The Christmas season can be a difficult time for those of us who have lost loved ones. I've given it a lot of thought on this 34th Christmas without Tony and Amanda.
Why is it so hard?
When I look at it from a faith based point-of-view (and I AM full of faith) I say, "This is the celebration of the birth of our Saviour! The one who makes it possible for me to have faith in that glorious resurrection when I will be reunited with my children."
So why is it so hard?
I've reflected on Elder Joseph B Wirthlin's talk Come What May, and Love It. But I've decided that I need to change that just slightly to-
Come What May, and Love HIM
With that slight change in wording I'm able to trust in the Lord. Trust that He will never leave me comfortless; He will never leave me to *go it alone*!
But why is it so hard?
I've decided that the Christmas celebration embodies everything that is good and family. It is frequently one of the few times that extended families gather and reconnect with their loved ones: older siblings come home from college or far-away locations.

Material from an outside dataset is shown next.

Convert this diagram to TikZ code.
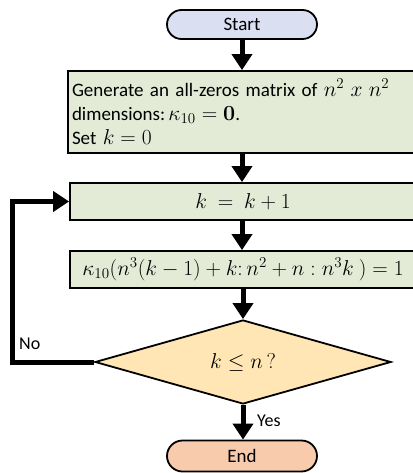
\RequirePackage{fix-cm}
\documentclass[tikz,border=0pt]{standalone}
\usepackage[no-math]{fontspec}
\setmainfont{Carlito}
\usetikzlibrary{shapes.geometric,shapes.misc,arrows.meta}
\definecolor{boxgreen}{HTML}{E3EBD7}
\definecolor{startblue}{HTML}{DADFF2}
\definecolor{decyellow}{HTML}{FFE6B4}
\definecolor{endorange}{HTML}{F8CBAD}
\newcommand\mth[1]{{\fontsize{21.5}{24}\selectfont$#1$}}
\tikzset{
  base/.style={draw=black, line width=1.8pt, inner sep=0pt, font=\fontsize{19}{24}\selectfont},
  term/.style={base, rounded rectangle, minimum width=150pt},
  procbox/.style={base, rectangle, fill=boxgreen, minimum width=346pt},
  decbox/.style={base, diamond, fill=decyellow, minimum width=296pt, minimum height=84pt, aspect=3.5},
  flow/.style={line width=5pt, -{Triangle[width=20pt,length=16pt]}},
  lbl/.style={font=\fontsize{18}{22}\selectfont, inner sep=0pt}
}
\begin{document}
\begin{tikzpicture}[x=1pt,y=-1pt]
\useasboundingbox (0,0) rectangle (412,473);
\node[term, fill=startblue, minimum height=29pt] (start) at (242,24.5) {Start};
\node[procbox, minimum width=348pt, minimum height=82pt, text width=340pt, align=left] (init) at (242,112)
  {Generate an all-zeros matrix of \mth{n^2\ x\ n^2}\\dimensions:\,\mth{\kappa_{10}=\mathbf{0}}.\\Set \mth{k=0}};
\node[procbox, minimum height=37pt] (inc) at (243,201.5) {\mth{k\ =\ k+1}};
\node[procbox, minimum height=37pt] (set) at (243,269.5) {\mth{\kappa_{10}(n^3(k-1)+k\colon n^2+n:n^3k\ )=1}};
\node[decbox] (dec) at (243,362) {\mth{k\le n\,?}};
\node[term, fill=endorange, minimum height=31pt] (end) at (242,456) {End};
\draw[flow] (start.south) -- (init.north);
\draw[flow] (init.south) -- (init.south |- inc.north);
\draw[flow] (inc.south -| init.south) -- (set.north -| init.south);
\draw[flow] (set.south -| dec.north) -- (dec.north);
\draw[flow] (dec.south) -- (end.north -| dec.south);
\coordinate (turn) at (12,362);
\draw[flow, line join=miter] (dec.west) -- (turn) |- (inc.west);
\node[lbl, anchor=west] (no) at (19,344) {No};
\node[lbl, anchor=west] (yes) at (257,421) {Yes};
\end{tikzpicture}
\end{document}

It is a concentrated dose of familial love which makes us feel more keenly those who are not with us here.
So is it still hard?
Yes, and no. Some fifteen years ago a friend, who'd also lost a son, was visiting at Christmas time and I commented that this was the first year that Christmas wasn't so hard. She lamented that I shouldn't tell her that because, in fact, 20 years was a lot of sad Christmases.
How can I make it NOT be hard?
Well, the only way I know of is FAITH! Faith in my Lord, Jesus Christ. Faith in His promises. Faith in His timing. And faith that He will help me CHOOSE to be happy.
And that, for me, is the key. I have to choose to be happy. I avoid those things that will throw me into a funk. When those sad, longing feelings come, and they always do, I try to replace them with thoughts of joy. Joy that my children have been freed from the trials of this world. Joy that I will be with them again someday. Joy that I
Yes. I choose joy.
On a lovely side note-
Today we had a special Stake Conference at which Bishop Gérald Caussé was our visiting authority. As tender mercies will happen, our Stake President, W Vince Wilding, was a missionary in young Brother Caussé's ward in France 35 ago where Brother Caussé served as the branch pianist.
Bishop Caussé and his wife spoke. She apologized for her broken English and strong French accent but spoke movingly of our Savior and the words of the song What Child Is This. When Bishop Caussé got up to speak he said he had a surprise for his wife. He went to the piano and played the most beautiful arrangement of What Child Is This. I was so touched not only by his ability to *speak* that pure language of music but the sweet gesture it was to his wife, who struggles to speak in English.